What to produce:
Within the records that follow, find every line containing the string "this". Copy those lines.

(Records with drawing code)

━━━

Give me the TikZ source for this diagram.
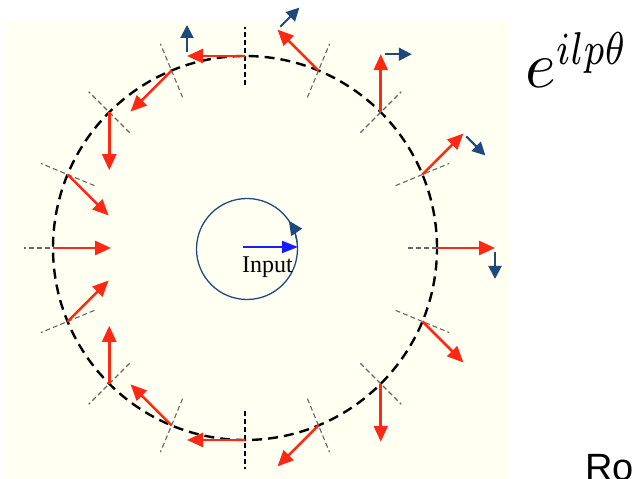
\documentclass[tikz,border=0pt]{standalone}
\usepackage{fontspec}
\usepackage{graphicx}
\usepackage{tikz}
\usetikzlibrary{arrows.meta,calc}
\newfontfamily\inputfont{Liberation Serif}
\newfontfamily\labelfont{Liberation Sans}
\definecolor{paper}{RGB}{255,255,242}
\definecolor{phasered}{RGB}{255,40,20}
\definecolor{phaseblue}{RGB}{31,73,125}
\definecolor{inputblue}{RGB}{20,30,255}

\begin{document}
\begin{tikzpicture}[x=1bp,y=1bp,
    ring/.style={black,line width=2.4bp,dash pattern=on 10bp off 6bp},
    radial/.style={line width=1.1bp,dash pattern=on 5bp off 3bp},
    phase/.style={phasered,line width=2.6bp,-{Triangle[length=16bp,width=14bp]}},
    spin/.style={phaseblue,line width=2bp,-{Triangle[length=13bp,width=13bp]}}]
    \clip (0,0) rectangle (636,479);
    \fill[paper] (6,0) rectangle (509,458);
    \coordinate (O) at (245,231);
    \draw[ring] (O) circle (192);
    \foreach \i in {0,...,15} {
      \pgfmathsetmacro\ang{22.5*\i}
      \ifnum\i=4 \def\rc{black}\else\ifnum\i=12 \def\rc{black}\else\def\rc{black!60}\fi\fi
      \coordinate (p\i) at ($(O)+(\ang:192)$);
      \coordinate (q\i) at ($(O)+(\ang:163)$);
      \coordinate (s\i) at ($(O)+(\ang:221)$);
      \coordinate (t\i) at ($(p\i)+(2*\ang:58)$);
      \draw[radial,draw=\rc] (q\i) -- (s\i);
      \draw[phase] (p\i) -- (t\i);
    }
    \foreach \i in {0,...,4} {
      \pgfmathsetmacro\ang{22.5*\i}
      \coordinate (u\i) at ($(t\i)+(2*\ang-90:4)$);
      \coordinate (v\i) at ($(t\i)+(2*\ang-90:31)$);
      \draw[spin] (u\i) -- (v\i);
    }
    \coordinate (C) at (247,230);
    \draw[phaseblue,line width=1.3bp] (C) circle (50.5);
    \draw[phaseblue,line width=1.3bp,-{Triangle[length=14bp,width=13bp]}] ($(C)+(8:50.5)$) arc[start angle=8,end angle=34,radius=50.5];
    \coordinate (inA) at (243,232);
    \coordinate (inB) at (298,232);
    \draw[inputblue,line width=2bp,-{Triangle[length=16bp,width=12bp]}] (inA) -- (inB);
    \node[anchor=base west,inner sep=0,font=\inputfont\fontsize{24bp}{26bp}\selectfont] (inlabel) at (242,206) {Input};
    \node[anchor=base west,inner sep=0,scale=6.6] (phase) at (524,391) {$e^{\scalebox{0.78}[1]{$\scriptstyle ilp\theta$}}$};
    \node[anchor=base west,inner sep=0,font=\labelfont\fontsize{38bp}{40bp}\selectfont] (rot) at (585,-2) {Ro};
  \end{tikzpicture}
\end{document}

━━━

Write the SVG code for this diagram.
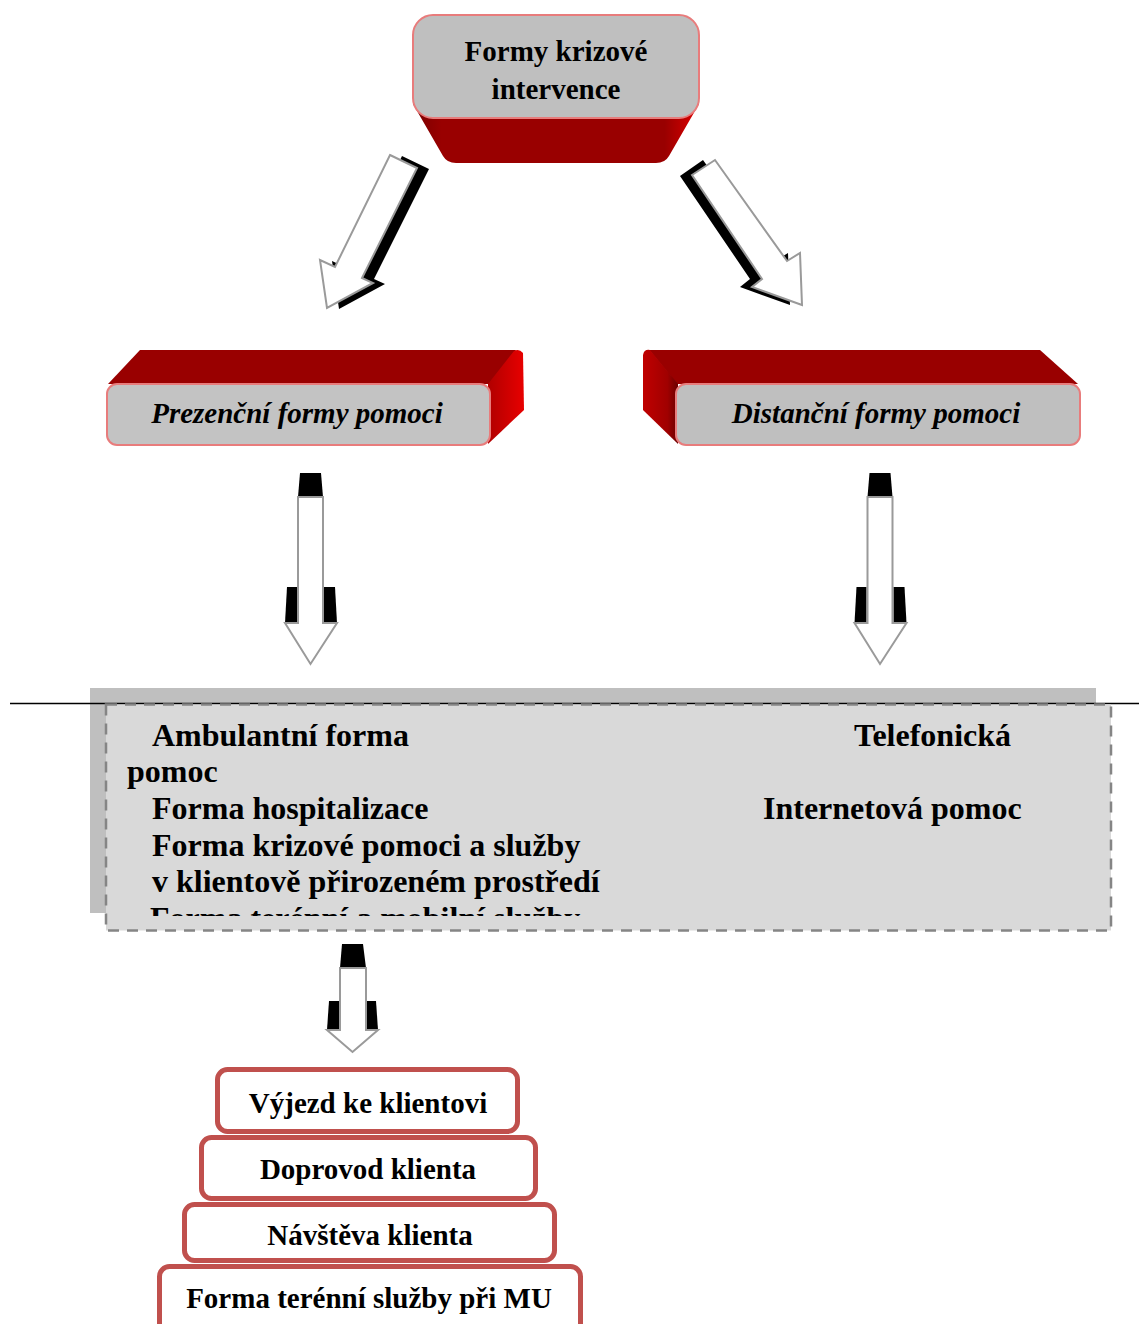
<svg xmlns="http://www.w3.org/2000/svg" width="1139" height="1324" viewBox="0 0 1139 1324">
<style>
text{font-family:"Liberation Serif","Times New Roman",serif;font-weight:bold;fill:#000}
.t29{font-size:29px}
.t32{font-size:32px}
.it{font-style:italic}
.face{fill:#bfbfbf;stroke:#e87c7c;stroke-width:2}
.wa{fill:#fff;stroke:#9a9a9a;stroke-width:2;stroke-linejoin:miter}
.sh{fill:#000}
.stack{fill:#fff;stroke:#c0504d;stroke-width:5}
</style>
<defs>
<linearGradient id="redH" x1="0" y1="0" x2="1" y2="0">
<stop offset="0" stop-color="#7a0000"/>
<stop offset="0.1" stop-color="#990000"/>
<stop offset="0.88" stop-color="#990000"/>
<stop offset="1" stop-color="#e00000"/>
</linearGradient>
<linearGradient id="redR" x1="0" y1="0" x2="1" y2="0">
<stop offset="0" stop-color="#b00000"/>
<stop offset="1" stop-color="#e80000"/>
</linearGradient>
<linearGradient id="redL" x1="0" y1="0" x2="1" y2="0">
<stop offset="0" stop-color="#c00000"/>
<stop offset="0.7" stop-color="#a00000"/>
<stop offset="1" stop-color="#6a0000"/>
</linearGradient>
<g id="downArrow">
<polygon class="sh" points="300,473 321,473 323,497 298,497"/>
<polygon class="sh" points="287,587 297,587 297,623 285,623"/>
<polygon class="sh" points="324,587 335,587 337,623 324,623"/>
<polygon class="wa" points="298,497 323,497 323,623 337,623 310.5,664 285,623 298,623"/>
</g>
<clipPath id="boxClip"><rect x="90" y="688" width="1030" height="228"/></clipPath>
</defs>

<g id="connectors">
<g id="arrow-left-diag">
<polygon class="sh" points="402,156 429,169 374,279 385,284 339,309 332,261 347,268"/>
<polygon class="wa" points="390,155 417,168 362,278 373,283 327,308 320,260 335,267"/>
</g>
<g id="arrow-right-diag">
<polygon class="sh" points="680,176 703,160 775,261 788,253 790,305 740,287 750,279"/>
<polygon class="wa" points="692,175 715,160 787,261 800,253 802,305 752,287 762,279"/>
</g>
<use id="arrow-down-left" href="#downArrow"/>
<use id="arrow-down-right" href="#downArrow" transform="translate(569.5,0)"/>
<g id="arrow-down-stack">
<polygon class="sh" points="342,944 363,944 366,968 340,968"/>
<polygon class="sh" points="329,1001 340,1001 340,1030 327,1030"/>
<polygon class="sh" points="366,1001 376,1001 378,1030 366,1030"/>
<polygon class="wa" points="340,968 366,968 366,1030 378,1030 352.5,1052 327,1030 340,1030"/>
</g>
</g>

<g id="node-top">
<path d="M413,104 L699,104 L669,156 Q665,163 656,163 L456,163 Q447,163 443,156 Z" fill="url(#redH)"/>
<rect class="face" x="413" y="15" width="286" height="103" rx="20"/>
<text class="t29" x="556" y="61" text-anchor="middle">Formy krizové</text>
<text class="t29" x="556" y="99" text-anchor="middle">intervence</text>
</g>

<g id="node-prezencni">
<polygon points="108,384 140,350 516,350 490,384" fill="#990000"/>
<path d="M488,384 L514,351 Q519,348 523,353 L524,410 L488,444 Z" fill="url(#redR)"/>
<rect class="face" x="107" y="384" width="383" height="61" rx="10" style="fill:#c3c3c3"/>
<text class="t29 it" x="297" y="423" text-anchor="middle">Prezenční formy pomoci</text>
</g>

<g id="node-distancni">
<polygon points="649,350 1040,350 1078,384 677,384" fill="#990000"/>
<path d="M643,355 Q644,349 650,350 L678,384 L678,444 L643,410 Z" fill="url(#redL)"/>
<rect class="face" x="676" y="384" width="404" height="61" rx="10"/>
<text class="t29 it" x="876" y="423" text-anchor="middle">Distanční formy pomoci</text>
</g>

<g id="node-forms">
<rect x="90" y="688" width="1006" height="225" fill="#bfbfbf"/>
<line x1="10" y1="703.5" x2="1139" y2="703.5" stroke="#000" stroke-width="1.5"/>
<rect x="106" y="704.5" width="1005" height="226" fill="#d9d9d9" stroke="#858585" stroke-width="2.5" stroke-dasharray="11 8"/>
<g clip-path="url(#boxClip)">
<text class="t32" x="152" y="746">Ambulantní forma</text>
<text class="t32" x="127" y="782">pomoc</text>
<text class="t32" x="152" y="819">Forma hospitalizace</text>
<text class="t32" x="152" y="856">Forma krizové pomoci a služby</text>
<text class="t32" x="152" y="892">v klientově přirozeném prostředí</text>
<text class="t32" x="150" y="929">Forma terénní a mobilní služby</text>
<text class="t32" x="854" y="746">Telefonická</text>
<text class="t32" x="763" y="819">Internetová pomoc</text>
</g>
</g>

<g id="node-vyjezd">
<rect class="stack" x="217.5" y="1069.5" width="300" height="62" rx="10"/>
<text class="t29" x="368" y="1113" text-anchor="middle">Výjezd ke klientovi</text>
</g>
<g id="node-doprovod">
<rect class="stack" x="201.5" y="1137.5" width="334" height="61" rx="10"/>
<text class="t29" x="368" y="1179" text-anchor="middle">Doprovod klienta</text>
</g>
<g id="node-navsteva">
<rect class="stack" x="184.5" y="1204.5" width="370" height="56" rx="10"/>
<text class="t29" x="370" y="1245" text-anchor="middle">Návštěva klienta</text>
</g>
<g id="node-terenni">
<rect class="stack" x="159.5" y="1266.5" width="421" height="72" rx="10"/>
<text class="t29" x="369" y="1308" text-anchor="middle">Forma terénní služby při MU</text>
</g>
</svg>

━━━

Written answer:
Give me the TikZ source for this diagram.
Write the SVG code for this diagram.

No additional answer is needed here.